No one could pretend it was anything other than a slapdash attempt at a sophisticated summer picnic.
Nothing quite worked, things were just not right, or just not there at all.
Like The Pimms: a great jug of sweet herbal cocktail that came mixed with over-sugared sparkling iced tea instead of the intended tart homemade lemonade.
The Pimms, that arrived in a too heavy to lift crystal decanter that looked like it had actually been lifted from an exhibition of inappropriate wedding gifts circa 1893.
The Pimms that had, floating forlornly amongst its half melted heart shaped ice cubes, great long sticks of celery instead of the more usual cucumber, refugees from an abandoned idea for a Bloody Mary. And much too much mint.
Oh The Pimms. My goodness did everyone have to acclaim, salute and surrender to The Pimms.
The Pimms you see was to define the picnic as a party.
The Pimms was a marker of all things civilised and smart and a step above the few sandwiches on a lawn of a normal picnic.
Ah yes, then there were the sandwiches, or rather then there were not sandwiches. The sandwiches, along with everything else savoury, had been left behind in the car to sweat it out on the back seat in the early summer heat.
The odour of fermenting spicy Southern fried chicken if not actually present seemed to pervade one’s consciousness.
It was, apparently, ’much too far’ actually to go back and fetch any real food, besides if anyone wanted something un-sweet, they could fish out a stick of the unfortunate celery from the vat of saccharine tea and sympathetic booze and have a munch.
Alternatively, there were cakes.
Lemon cup cakes to be precise, frosted with icing, a whole lot of mint icing.
Cakes that were in fact 80% sugar coating and 20% cake.
They were, truthfully, enough to tip a diabetic over the edge at fifty paces.
Nobody mentioned the combination of lemon and mint, it seemed best not to.
All of which left things uneasy and slightly queasy but bearable.
Then she arrived.
Ten years their junior, ten times their volume in appearance and audibility.
She smelt of poorly knocked off classic perfume and overpoweringly of the gum she incessantly chewed. Sugar free and good for ‘her hygiene’ she insisted.
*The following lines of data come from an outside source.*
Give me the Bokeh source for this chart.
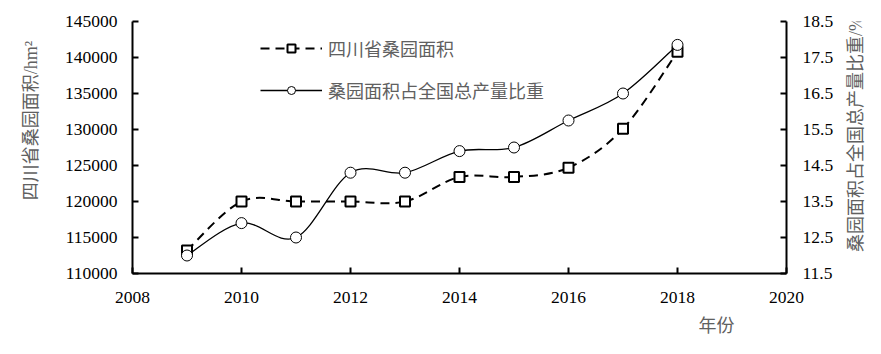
import math
from bokeh.plotting import figure
from bokeh.layouts import row
from bokeh.models import (Range1d, LinearAxis, FixedTicker, NumeralTickFormatter,
                          Legend, LegendItem, ColumnDataSource, Title, Label)
from bokeh.embed import file_html
from bokeh.resources import INLINE

# ---------------- data ----------------
years = [2009, 2010, 2011, 2012, 2013, 2014, 2015, 2016, 2017, 2018]
area = [113200, 120000, 120000, 120000, 120000, 123400, 123400, 124700, 130100, 140800]
share = [12.0, 12.9, 12.5, 14.3, 14.3, 14.9, 15.0, 15.75, 16.5, 17.85]

x_ticks = [2008, 2010, 2012, 2014, 2016, 2018, 2020]
left_ticks = [110000, 115000, 120000, 125000, 130000, 135000, 140000, 145000]
right_ticks = [11.5, 12.5, 13.5, 14.5, 15.5, 16.5, 17.5, 18.5]

name_area = "四川省桑园面积"
name_share = "桑园面积占全国总产量比重"
ylabel_left = "四川省桑园面积/hm²"
ylabel_right = "桑园面积占全国总产量比重/%"
xlabel = "年份"

SERIF = "Liberation Serif"
CJK = "'Liberation Serif', 'Noto Sans CJK SC'"
GRAY = "#606060"
H = 354


def smooth_segments(xs, ys):
    """Bezier segments (Excel-like smoothing) through the given points."""
    n = len(xs)
    d = dict(x0=[], y0=[], x1=[], y1=[], cx0=[], cy0=[], cx1=[], cy1=[])
    for i in range(n - 1):
        xp, yp = (xs[i - 1], ys[i - 1]) if i > 0 else (xs[i], ys[i])
        xn, yn = (xs[i + 2], ys[i + 2]) if i + 2 < n else (xs[i + 1], ys[i + 1])
        d["x0"].append(xs[i]); d["y0"].append(ys[i])
        d["x1"].append(xs[i + 1]); d["y1"].append(ys[i + 1])
        d["cx0"].append(xs[i] + (xs[i + 1] - xp) / 6.0)
        d["cy0"].append(ys[i] + (ys[i + 1] - yp) / 6.0)
        d["cx1"].append(xs[i + 1] - (xn - xs[i]) / 6.0)
        d["cy1"].append(ys[i + 1] - (yn - ys[i]) / 6.0)
    return ColumnDataSource(d)


def title_strip(width, text, cx, cy):
    """Narrow figure holding a vertical axis title (reads bottom to top)."""
    s = figure(width=width, height=H, output_backend="svg", toolbar_location=None,
               title=None, x_range=Range1d(0, width), y_range=Range1d(0, H),
               x_axis_location=None, y_axis_location=None, min_border=0)
    s.outline_line_color = None
    s.grid.grid_line_color = None
    s.background_fill_color = "white"
    s.border_fill_color = "white"
    s.add_layout(Label(x=cx, y=H - cy, text=text, angle=math.pi / 2,
                       text_align="center", text_baseline="middle",
                       text_font=CJK, text_font_size="18px", text_color=GRAY))
    return s


p = figure(width=791, height=H, output_backend="svg", toolbar_location=None,
           x_range=Range1d(2008, 2020), y_range=Range1d(110000, 145000),
           min_border_left=87, min_border_right=50, min_border_top=21,
           min_border_bottom=81)
p.extra_y_ranges = {"right": Range1d(11.5, 18.5)}
p.outline_line_color = None
p.xgrid.visible = False
p.ygrid.visible = False
p.background_fill_color = "white"
p.border_fill_color = "white"

# axes
p.xaxis.ticker = FixedTicker(ticks=x_ticks)
p.yaxis.ticker = FixedTicker(ticks=left_ticks)
p.yaxis.formatter = NumeralTickFormatter(format="0")
right_axis = LinearAxis(y_range_name="right", ticker=FixedTicker(ticks=right_ticks),
                        formatter=NumeralTickFormatter(format="0.0"))
p.add_layout(right_axis, "right")

for ax in [p.xaxis[0], p.yaxis[0], right_axis]:
    ax.axis_line_width = 2
    ax.axis_line_color = "black"
    ax.major_tick_line_width = 2
    ax.major_tick_line_color = "black"
    ax.major_tick_in = 6
    ax.major_tick_out = 0
    ax.minor_tick_line_color = None
    ax.major_label_text_font = SERIF
    ax.major_label_text_font_size = "17.5px"
    ax.major_label_text_color = "black"
p.xaxis.major_label_standoff = 18
p.yaxis[0].major_label_standoff = 15
right_axis.major_label_standoff = 16

# series: area (left axis), dashed with squares
seg_a = smooth_segments(years, area)
bz_a = p.bezier(x0="x0", y0="y0", x1="x1", y1="y1", cx0="cx0", cy0="cy0", cx1="cx1",
                cy1="cy1", source=seg_a, line_color="black", line_width=2, line_dash="9 6")
sq = p.scatter(years, area, marker="square", size=10, fill_color="white",
               line_color="black", line_width=2)

# series: share (right axis), solid with circles
seg_s = smooth_segments(years, share)
bz_s = p.bezier(x0="x0", y0="y0", x1="x1", y1="y1", cx0="cx0", cy0="cy0", cx1="cx1",
                cy1="cy1", source=seg_s, line_color="black", line_width=1.3,
                y_range_name="right")
ci = p.scatter(years, share, marker="circle", size=11, fill_color="white",
               line_color="black", line_width=1, y_range_name="right")

# legend
legend = Legend(items=[LegendItem(label=name_area, renderers=[bz_a, sq]),
                       LegendItem(label=name_share, renderers=[bz_s, ci])],
                location=(128, 170), glyph_width=62, glyph_height=20,
                label_height=20, spacing=16, padding=0, margin=0,
                label_standoff=6, border_line_color=None,
                background_fill_alpha=0,
                label_text_font=CJK, label_text_font_size="18px",
                label_text_color=GRAY)
p.add_layout(legend, "center")

# x axis title
p.add_layout(Title(text=xlabel, align="left", offset=566, standoff=17,
                   text_font=CJK, text_font_size="18px", text_font_style="normal",
                   text_color=GRAY), "below")

left_strip = title_strip(45, ylabel_left, 30, 139)
right_strip = title_strip(45, ylabel_right, 19, 158)

layout = row(left_strip, p, right_strip, spacing=0)
open("out.html", "w").write(file_html(layout, INLINE))
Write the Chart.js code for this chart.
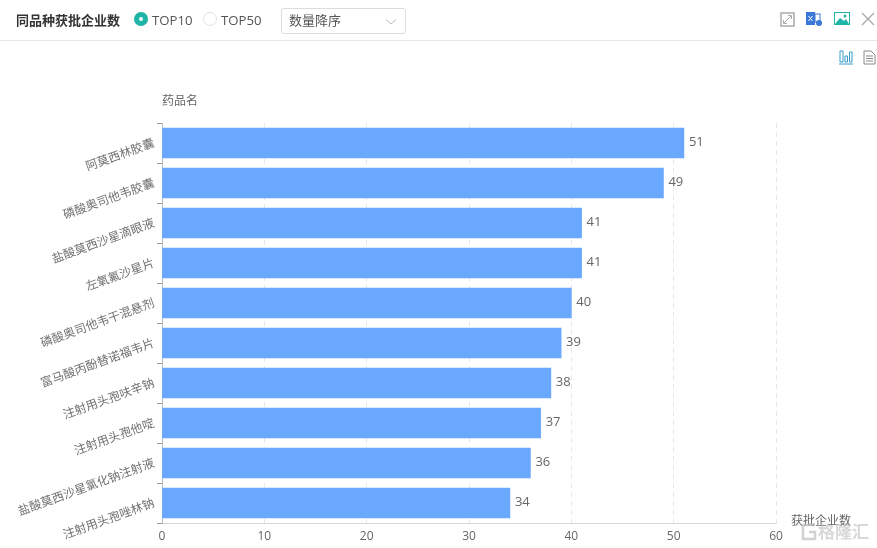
<!DOCTYPE html>
<html>
<head>
<meta charset="utf-8">
<script src="https://cdn.jsdelivr.net/npm/chart.js@4"></script>
<style>
  html, body { margin: 0; padding: 0; background: #fff; overflow: hidden; }
  body { width: 877px; height: 548px; position: relative; font-family: "Open Sans", "Noto Sans CJK SC", sans-serif; color: #555; }
  #header { position: absolute; left: 0; top: 0; width: 877px; height: 40px; border-bottom: 1px solid #e8e8e8; }
  #header > * { position: absolute; }
  .title { left: 16px; top: 10px; font-size: 13px; line-height: 20px; font-weight: bold; color: #333; }
  .radio { top: 12px; width: 14px; height: 14px; border-radius: 50%; box-sizing: border-box; }
  .radio.on { background: #1fb5a6; }
  .radio.on::after { content: ""; position: absolute; left: 5px; top: 5px; width: 4px; height: 4px; border-radius: 50%; background: #fff; }
  .radio.off { border: 1px solid #e0e0e0; }
  .rlabel { top: 10px; font-size: 13.2px; line-height: 20px; color: #555; }
  .select { left: 281px; top: 8px; width: 125px; height: 26px; box-sizing: border-box; border: 1px solid #dcdcdc; border-radius: 3px; font-size: 13px; line-height: 22px; padding-left: 7px; color: #555; }
  .select svg { position: absolute; right: 8px; top: 9px; }
  .icon { position: absolute; }
  #chart { position: absolute; left: 0; top: 0; }
  #mark { position: absolute; left: 818px; top: 520px; font-size: 17px; line-height: 24px; font-weight: bold; color: rgba(190,190,190,.6); }
</style>
</head>
<body>
<canvas id="chart" width="877" height="548"></canvas>
<div id="header">
  <div class="title">同品种获批企业数</div>
  <div class="radio on" style="left:134px"></div>
  <div class="rlabel" style="left:152px">TOP10</div>
  <div class="radio off" style="left:203px"></div>
  <div class="rlabel" style="left:221px">TOP50</div>
  <div class="select">数量降序
    <svg width="12" height="8"><path d="M1 1.5 L6 6 L11 1.5" fill="none" stroke="#bbb"/></svg>
  </div>
  <svg class="icon" style="left:780px;top:12px" width="16" height="15"><rect x="1" y="1" width="13" height="13" fill="none" stroke="#aaa" stroke-width="1.5"/><path d="M4 11 L11 4 M8 3.5 H11.5 V7 M3.5 8 V11.5 H7" fill="none" stroke="#aaa"/></svg>
  <svg class="icon" style="left:805px;top:11px" width="18" height="16"><rect x="1" y="1" width="9" height="13" fill="#3b78d8"/><path d="M3.500 5 L7.500 10 M7.500 5 L3.500 10" stroke="#fff"/><rect x="10" y="3" width="5" height="8" fill="none" stroke="#3b78d8"/><circle cx="14" cy="12" r="3" fill="#3b78d8"/></svg>
  <svg class="icon" style="left:834px;top:12px" width="16" height="14"><rect x="0.5" y="0.5" width="15" height="12" fill="#fff" stroke="#1fb5a6"/><path d="M1 12 L6 6 L10 9 L12 7 L15 12 Z" fill="#1fb5a6"/><circle cx="11" cy="4" r="1.5" fill="#1fb5a6"/></svg>
  <svg class="icon" style="left:861px;top:12px" width="14" height="14"><path d="M1 1 L13 13 M13 1 L1 13" stroke="#aaa" stroke-width="1.4"/></svg>
</div>
<svg class="icon" style="left:838px;top:50px" width="15" height="15"><path d="M2 1 V12 H5 V1 Z M7 6 V12 H9.5 V6 Z M11.5 2 V12 H14 V2 Z M1 14 H15" fill="none" stroke="#3b9ccf"/></svg>
<svg class="icon" style="left:863px;top:50px" width="13" height="15"><path d="M1 1 H8 L12 5 V14 H1 Z M3 6 H10 M3 8.500 H10 M3 11 H10" fill="none" stroke="#888"/></svg>
<svg class="icon" style="left:801px;top:523px" width="16" height="18"><path d="M14 2 H2 V16 H14 V9 H8" fill="none" stroke="rgba(190,190,190,.7)" stroke-width="2.500"/></svg>
<div id="mark">格隆汇</div>

<script>
const categories = ['阿莫西林胶囊', '磷酸奥司他韦胶囊', '盐酸莫西沙星滴眼液', '左氧氟沙星片', '磷酸奥司他韦干混悬剂',
    '富马酸丙酚替诺福韦片', '注射用头孢呋辛钠', '注射用头孢他啶', '盐酸莫西沙星氯化钠注射液', '注射用头孢唑林钠'];
const companyCounts = [51, 49, 41, 41, 40, 39, 38, 37, 36, 34];
const xTicks = [0, 10, 20, 30, 40, 50, 60];
const yAxisName = '药品名';
const xAxisName = '获批企业数';

const fontFamily = '"Open Sans", "Noto Sans CJK SC", sans-serif';

/* Draws the value labels and the two axis names */
const labelPlugin = {
    id: 'bar_value_labels',
    afterDatasetsDraw: (chart) => {
        const ctx = chart.ctx;
        const area = chart.chartArea;
        ctx.save();
        ctx.fillStyle = '#666';
        ctx.textBaseline = 'middle';
        ctx.textAlign = 'left';
        ctx.font = '13px ' + fontFamily;
        chart.getDatasetMeta(0).data.forEach((bar, i) => {
            ctx.fillText(companyCounts[i], bar.x + 5, bar.y - 1);
        });
        ctx.font = '12px ' + fontFamily;
        ctx.fillText(yAxisName, area.left, area.top - 21);
        ctx.fillText(xAxisName, area.right + 15, area.bottom - 1);
        ctx.restore();
    }
};

new Chart(document.getElementById('chart'), {
    type: 'bar',
    data: {
        labels: categories,
        datasets: [{
            data: companyCounts,
            backgroundColor: '#6aa7ff',
            barThickness: 30
        }]
    },
    options: {
        indexAxis: 'y',
        responsive: false,
        animation: false,
        layout: { padding: { top: 123, right: 101, bottom: 0, left: 0 } },
        plugins: { legend: { display: false }, tooltip: { enabled: false } },
        scales: {
            x: {
                min: 0,
                max: 60,
                afterBuildTicks: (axis) => { axis.ticks = xTicks.map((v) => ({ value: v })); },
                afterFit: (axis) => { axis.height = 25; },
                grid: { color: '#e8e8e8', drawTicks: false },
                border: { color: '#d8d8d8', dash: [5, 4] },
                ticks: { color: '#666', padding: 6, font: { size: 12, family: fontFamily } }
            },
            y: {
                afterFit: (axis) => { axis.width = 162; },
                grid: { drawOnChartArea: false, drawTicks: true, tickLength: 5, color: '#999' },
                border: { color: '#bbb' },
                ticks: {
                    color: '#707070',
                    padding: 3,
                    autoSkip: false,
                    minRotation: 20,
                    maxRotation: 20,
                    font: { size: 12, family: fontFamily }
                }
            }
        }
    },
    plugins: [labelPlugin]
});
</script>
</body>
</html>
As she turned towards you to offer her latest pearl of wisdom on the misfortunes of an unfamous celebrity the huge fake mint of her mouth furniture, a ghastly too sweet to be sugar aroma became instantly and nauseatingly enveloping.
The only hope was that another guest or The Pimms would take her attention away.
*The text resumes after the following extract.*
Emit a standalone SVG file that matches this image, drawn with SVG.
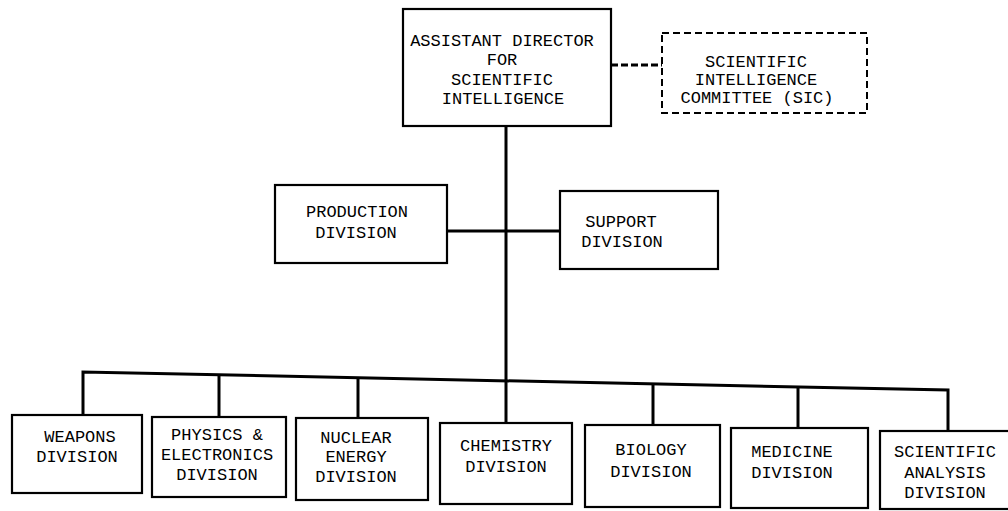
<svg xmlns="http://www.w3.org/2000/svg" width="1008" height="511" viewBox="0 0 1008 511">
<style>
.box{fill:#fff;stroke:#000;stroke-width:2.2}
.dbox{fill:#fff;stroke:#000;stroke-width:2;stroke-dasharray:7 4}
.ln{fill:none;stroke:#000;stroke-width:3}
.dl{fill:none;stroke:#000;stroke-width:3.2;stroke-dasharray:7 3}
text{font-family:"Liberation Mono","Courier New",monospace;font-size:17px;fill:#000;text-anchor:middle}
</style>
<rect width="1008" height="511" fill="#fff"/>
<g id="connectors">
<line class="dl" x1="611" y1="65" x2="662" y2="65"/>
<line class="ln" x1="506" y1="126" x2="506" y2="423"/>
<line class="ln" x1="447" y1="231" x2="560" y2="231"/>
<polyline class="ln" points="83,415 83,372 948,390 948,431"/>
<line class="ln" x1="219" y1="374" x2="219" y2="417"/>
<line class="ln" x1="358" y1="377" x2="358" y2="418"/>
<line class="ln" x1="653" y1="383" x2="653" y2="425"/>
<line class="ln" x1="798" y1="386" x2="798" y2="428"/>
</g>
<g id="asst-director">
<rect class="box" x="403" y="9" width="208" height="117"/>
<text x="502" y="46">ASSISTANT DIRECTOR</text>
<text x="502" y="65">FOR</text>
<text x="502" y="85">SCIENTIFIC</text>
<text x="503" y="104">INTELLIGENCE</text>
</g>
<g id="sic">
<rect class="dbox" x="662" y="33" width="205" height="80"/>
<text x="756" y="67">SCIENTIFIC</text>
<text x="756" y="85">INTELLIGENCE</text>
<text x="757" y="103">COMMITTEE (SIC)</text>
</g>
<g id="production">
<rect class="box" x="275" y="185" width="172" height="78"/>
<text x="357" y="217">PRODUCTION</text>
<text x="356" y="238">DIVISION</text>
</g>
<g id="support">
<rect class="box" x="560" y="191" width="158" height="78"/>
<text x="621" y="227">SUPPORT</text>
<text x="622" y="247">DIVISION</text>
</g>
<g id="weapons">
<rect class="box" x="12" y="415" width="130" height="78"/>
<text x="80" y="442">WEAPONS</text>
<text x="77" y="462">DIVISION</text>
</g>
<g id="physics">
<rect class="box" x="152" y="417" width="134" height="80"/>
<text x="217" y="440">PHYSICS &amp;</text>
<text x="217" y="460">ELECTRONICS</text>
<text x="217" y="480">DIVISION</text>
</g>
<g id="nuclear">
<rect class="box" x="296" y="418" width="132" height="82"/>
<text x="356" y="443">NUCLEAR</text>
<text x="356" y="462">ENERGY</text>
<text x="356" y="482">DIVISION</text>
</g>
<g id="chemistry">
<rect class="box" x="440" y="423" width="132" height="81"/>
<text x="506" y="451">CHEMISTRY</text>
<text x="506" y="472">DIVISION</text>
</g>
<g id="biology">
<rect class="box" x="585" y="425" width="135" height="82"/>
<text x="651" y="455">BIOLOGY</text>
<text x="651" y="477">DIVISION</text>
</g>
<g id="medicine">
<rect class="box" x="731" y="428" width="137" height="80"/>
<text x="792" y="457">MEDICINE</text>
<text x="792" y="478">DIVISION</text>
</g>
<g id="sci-analysis">
<rect class="box" x="880" y="431" width="140" height="78"/>
<text x="945" y="457">SCIENTIFIC</text>
<text x="945" y="478">ANALYSIS</text>
<text x="945" y="498">DIVISION</text>
</g>
</svg>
When her focus shifted, however, the relief was a false dawn, a waft of bitter, salty dried on under arm sweat and cheap jasmine deodorant was your reward for having paid her too much heed.
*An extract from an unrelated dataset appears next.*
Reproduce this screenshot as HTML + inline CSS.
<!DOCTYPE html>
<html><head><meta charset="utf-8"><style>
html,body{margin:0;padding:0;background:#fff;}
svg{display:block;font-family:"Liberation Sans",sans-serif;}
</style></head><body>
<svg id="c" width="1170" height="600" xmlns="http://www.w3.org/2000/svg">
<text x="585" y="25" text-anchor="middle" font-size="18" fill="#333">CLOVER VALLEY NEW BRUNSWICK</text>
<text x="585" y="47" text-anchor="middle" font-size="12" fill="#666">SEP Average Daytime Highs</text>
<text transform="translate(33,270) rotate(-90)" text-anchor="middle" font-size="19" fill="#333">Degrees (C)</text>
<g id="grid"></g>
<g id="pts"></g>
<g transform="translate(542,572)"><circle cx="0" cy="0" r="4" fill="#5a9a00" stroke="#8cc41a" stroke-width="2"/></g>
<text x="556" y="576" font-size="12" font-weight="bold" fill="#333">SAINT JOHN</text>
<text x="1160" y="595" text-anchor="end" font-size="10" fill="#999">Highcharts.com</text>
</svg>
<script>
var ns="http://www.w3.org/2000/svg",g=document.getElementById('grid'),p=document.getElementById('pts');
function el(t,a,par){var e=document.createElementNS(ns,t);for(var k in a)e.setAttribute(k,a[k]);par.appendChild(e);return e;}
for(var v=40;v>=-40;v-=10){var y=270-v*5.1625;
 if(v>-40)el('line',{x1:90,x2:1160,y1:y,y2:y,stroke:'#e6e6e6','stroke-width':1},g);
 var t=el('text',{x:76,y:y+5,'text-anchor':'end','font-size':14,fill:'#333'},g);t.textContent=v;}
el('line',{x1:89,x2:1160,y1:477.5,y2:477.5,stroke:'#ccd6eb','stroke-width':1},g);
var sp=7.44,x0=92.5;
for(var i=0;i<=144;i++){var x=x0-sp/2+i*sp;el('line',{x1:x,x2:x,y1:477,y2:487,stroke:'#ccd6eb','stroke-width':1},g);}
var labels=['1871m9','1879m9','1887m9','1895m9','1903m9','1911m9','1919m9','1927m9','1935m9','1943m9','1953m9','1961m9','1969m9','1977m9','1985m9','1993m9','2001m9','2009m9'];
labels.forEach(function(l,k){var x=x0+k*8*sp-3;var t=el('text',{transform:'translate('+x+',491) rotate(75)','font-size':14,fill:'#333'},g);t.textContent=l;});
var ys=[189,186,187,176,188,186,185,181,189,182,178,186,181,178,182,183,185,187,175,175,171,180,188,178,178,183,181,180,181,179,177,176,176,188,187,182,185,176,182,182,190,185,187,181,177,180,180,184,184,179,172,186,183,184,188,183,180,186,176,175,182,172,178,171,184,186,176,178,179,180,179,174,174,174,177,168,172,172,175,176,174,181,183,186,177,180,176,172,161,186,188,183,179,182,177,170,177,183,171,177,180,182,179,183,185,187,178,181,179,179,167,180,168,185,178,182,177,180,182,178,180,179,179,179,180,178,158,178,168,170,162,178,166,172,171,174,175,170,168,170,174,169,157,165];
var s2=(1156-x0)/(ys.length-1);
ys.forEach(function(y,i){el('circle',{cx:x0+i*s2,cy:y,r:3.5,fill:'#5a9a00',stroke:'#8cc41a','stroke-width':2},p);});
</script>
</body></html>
And so it went on: a cycle of menthol, passed its peak perspiration and the great glugs of cocked up tea and vodka cup cocktail that she wound up slurping direct from the decanter within forty five minutes of arrival.
The horror was complete when, cakes devoured and The Pimms and all guests exhausted, she passed out with the words…
“I met a Kardashian at the opening of a K-Mart once…”
Then all that remained was to transport her, en masse, back to the car where now soured slightly spicy Southern fried fowl and a ride home awaited.
Elizabeth Arden’s Green Tea is an unpleasantly sickly absence of taste where a good scent should be.
It manages to coordinate a collection of apparently innocuous notes into something cyclically banal and mentholatedly nauseating.
Opening with a big metallic straight-from-the-tin note of readymade and heavily sugared ice tea with something distinctly alcoholic, intended perhaps to lend a touch of racy chic, only a zest of lemon and undefined citrus provide all too brief relief.
The tea persists well into an elongated heart that is the strangest part of the whole affair, for this is where the mint note, a chewing gum confection of an aroma with an anti halitosis fennel, appears, then disappears and then reappears almost literally ad nauseum.
This compositional quirk, which might be interesting or exciting were the note beautiful or even bearable is rendered irritating to the extreme by the plastic, mouthwash like quality of the odour.
Then yet another transformation, as in late dry down the mint and acid elements dissipate and a rather salty, perhaps too salty, amber appears with a distinct artificial oakmoss structure underlining it.
Any sense of hope is misplaced for this oakmoss has a bitter unpleasant spice and lacks any power.
Indeed, the best thing that can be said about this Green Tea is that, the Wrigley’s moments apart, it stays relatively close to the skin throughout and is almost instantly forgettable.
Notwithstanding this lapse in silage, the longevity for something that comes across as a near tea cologne at the opening is reasonable.
For once this staying power is actually a negative, for this is a scent that is by turns offensively inoffensive and firmly rooted in the world of oral hygiene.
Eventually one is left wishing that like a gate crashing guest a summer picnic it would just go away.
Nothing about Green Tea other than its central sweetness would ever have denoted gender and now that men are as sugary toothed in their fragrant tastes as women this is an odour for everyone and no one.